Nola helped my memory on what the cooks normally fed the usually 60 kids and adults each meal.
Breakfast at the Home during the school week was always different kinds of cold cereals and in the winter, an occasional bowl of hot oatmeal or cream of wheat with buttered toast and jelly. On Saturdays we enjoyed either pancakes or scrambled eggs but bacon or sausage were a rare treat. Sunday breakfast was a fabulous cinnamon roll but otherwise, there was no bread on Sundays.
Lunch was often soup from institutional-sized soup cans such as tomato, chicken noodle, or vegetable beef, along with grilled cheese or peanut butter and jelly sandwiches. I often saw large containers of U.S. government-issued soup, green beans, peanut butter, cheese, frozen burgers, sacks of potatoes, and milk stacked in the pantry or our walk-in refrigerator. We always had some kind of canned fruit such as peaches, pears, plums, apricots, or fruit cocktail either at lunch or supper.
Saturday lunch was one of two different meals with almost no variations: either hot dogs and potato chips or chili with crackers. Sunday lunch was the biggest meal of the week with either roast beef or roast pork, homemade mashed potatoes and gravy, canned fruit, green beans or corn we grew and froze or some other green-and-yellow vegetable combination. We always tried to stuff ourselves since Sunday evening meals were the pits-leftovers or soup.

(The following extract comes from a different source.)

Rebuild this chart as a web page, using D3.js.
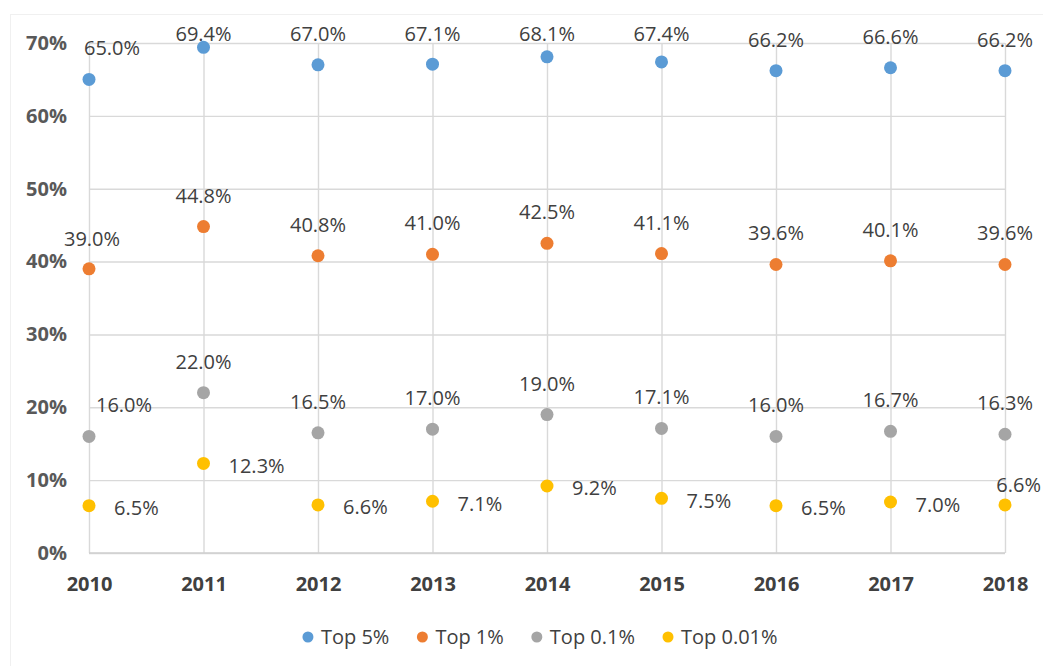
<!DOCTYPE html>
<html>
<head>
<meta charset="utf-8">
<script src="https://cdn.jsdelivr.net/npm/d3@7"></script>
<style>
  html, body { margin: 0; padding: 0; background: #fff; }
  svg { display: block; font-family: "Open Sans", "Noto Sans", sans-serif; }
</style>
</head>
<body>
<svg id="chart" width="1043" height="666"></svg>
<script>
// Years on the category axis
const years = ["2010", "2011", "2012", "2013", "2014", "2015", "2016", "2017", "2018"];

// Income share of each top group (fractions)
const top5 = [0.650, 0.694, 0.670, 0.671, 0.681, 0.674, 0.662, 0.666, 0.662];
const top1 = [0.390, 0.448, 0.408, 0.410, 0.425, 0.411, 0.396, 0.401, 0.396];
const top01 = [0.160, 0.220, 0.165, 0.170, 0.190, 0.171, 0.160, 0.167, 0.163];
const top001 = [0.065, 0.123, 0.066, 0.071, 0.092, 0.075, 0.065, 0.070, 0.066];

// Y axis tick values
const yTicks = [0, 0.1, 0.2, 0.3, 0.4, 0.5, 0.6, 0.7];

const seriesNames = ["Top 5%", "Top 1%", "Top 0.1%", "Top 0.01%"];
const seriesColors = ["#5B9BD5", "#ED7D31", "#A5A5A5", "#FFC000"];
const seriesValues = [top5, top1, top01, top001];
// where each series puts its value labels
const labelPlacement = ["above", "above", "above", "right"];

// hand-nudged labels that would otherwise collide with the axis or edge
const labelNudge = {
  "0-0": { dx: 23, dy: -31 },
  "1-0": { dx: 3, dy: -30 },
  "2-0": { dx: 35, dy: -31 },
  "3-8": { dx: 36, dy: -20, anchor: "end" }
};

const svg = d3.select("#chart");
const W = 1043, H = 666;

// faint outer frame
svg.append("rect")
  .attr("x", 10.5).attr("y", 14.5)
  .attr("width", W).attr("height", H)
  .attr("fill", "none").attr("stroke", "#f0f0f0");

const plot = { left: 89, right: 1005, top: 43, bottom: 553 };

const x = d3.scalePoint().domain(years).range([plot.left, plot.right]);
const y = d3.scaleLinear().domain([0, 0.7]).range([plot.bottom, plot.top]);

// horizontal grid + y labels
const yAxis = svg.append("g")
  .attr("transform", `translate(${plot.left},0)`)
  .call(d3.axisLeft(y)
    .tickValues(yTicks)
    .tickFormat(d3.format(".0%"))
    .tickSizeInner(-(plot.right - plot.left))
    .tickSizeOuter(0)
    .tickPadding(22));
yAxis.select(".domain").remove();
yAxis.selectAll(".tick line").attr("stroke", "#d9d9d9").attr("stroke-width", 1.4);
yAxis.selectAll(".tick text")
  .attr("fill", "#595959").attr("font-size", 20).attr("font-weight", "bold")
  .attr("font-family", "'Open Sans', sans-serif");

// vertical grid + year labels
const xAxis = svg.append("g")
  .attr("transform", `translate(0,${plot.bottom})`)
  .call(d3.axisBottom(x)
    .tickSizeInner(-(plot.bottom - plot.top))
    .tickSizeOuter(0)
    .tickPadding(24));
xAxis.select(".domain").remove();
xAxis.selectAll(".tick line").attr("stroke", "#d9d9d9").attr("stroke-width", 1.4);
xAxis.selectAll(".tick text")
  .attr("fill", "#404040").attr("font-size", 20).attr("font-weight", "bold")
  .attr("font-family", "'Open Sans', sans-serif");

// baseline at 0%
svg.append("line")
  .attr("x1", plot.left).attr("x2", plot.right)
  .attr("y1", y(0)).attr("y2", y(0))
  .attr("stroke", "#cfcfcf").attr("stroke-width", 1.6);

const fmt = d3.format(".1%");

seriesValues.forEach((vals, si) => {
  const g = svg.append("g").attr("class", "series");

  g.selectAll("circle")
    .data(vals)
    .join("circle")
    .attr("cx", (d, i) => x(years[i]))
    .attr("cy", d => y(d))
    .attr("r", 6.5)
    .attr("fill", seriesColors[si]);

  g.selectAll("text")
    .data(vals)
    .join("text")
    .each(function (d, i) {
      const px = x(years[i]), py = y(d);
      const nudge = labelNudge[`${si}-${i}`];
      let tx, ty, anchor;
      if (nudge) {
        tx = px + nudge.dx; ty = py + nudge.dy; anchor = nudge.anchor || "middle";
      } else if (labelPlacement[si] === "right") {
        tx = px + 25; ty = py + 2.5; anchor = "start";
      } else {
        tx = px; ty = Math.max(py - 31, 34); anchor = "middle";
      }
      d3.select(this)
        .attr("x", tx).attr("y", ty)
        .attr("dy", "0.35em")
        .attr("text-anchor", anchor)
        .attr("fill", "#404040")
        .attr("font-size", 20)
        .text(fmt(d));
    });
});

// legend, centred under the plot
const legend = svg.append("g").attr("class", "legend");
const items = legend.selectAll("g")
  .data(seriesNames)
  .join("g");
items.append("circle")
  .attr("r", 5.5)
  .attr("cx", 0).attr("cy", 0)
  .attr("fill", (d, i) => seriesColors[i]);
items.append("text")
  .attr("x", 13).attr("dy", "0.35em")
  .attr("fill", "#404040")
  .attr("font-size", 20)
  .text(d => d);

let cursor = 0;
items.each(function () {
  const w = d3.select(this).select("text").node().getComputedTextLength();
  d3.select(this).attr("transform", `translate(${cursor},0)`);
  cursor += 13 + w + 33;
});
const legendWidth = cursor - 33 + 5.5;
legend.attr("transform", `translate(${540 - legendWidth / 2 + 5.5},637)`);
</script>
</body>
</html>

The rest of the week suppers varied widely but usually was some kind of casserole or goulash, often with hamburger in them. Hamburger was our usual meat and it seemed the cooks could serve it in any of 1,000 varieties; the most memorable were meat loaf and Swedish meatballs. Often we also had one or two vegetables. About twice a month supper was chicken that we raised and froze. Usually dessert was cookies, a piece of sheet cake and occasionally ice cream.
We may not always have had all the quantity we wanted, but we ate ok.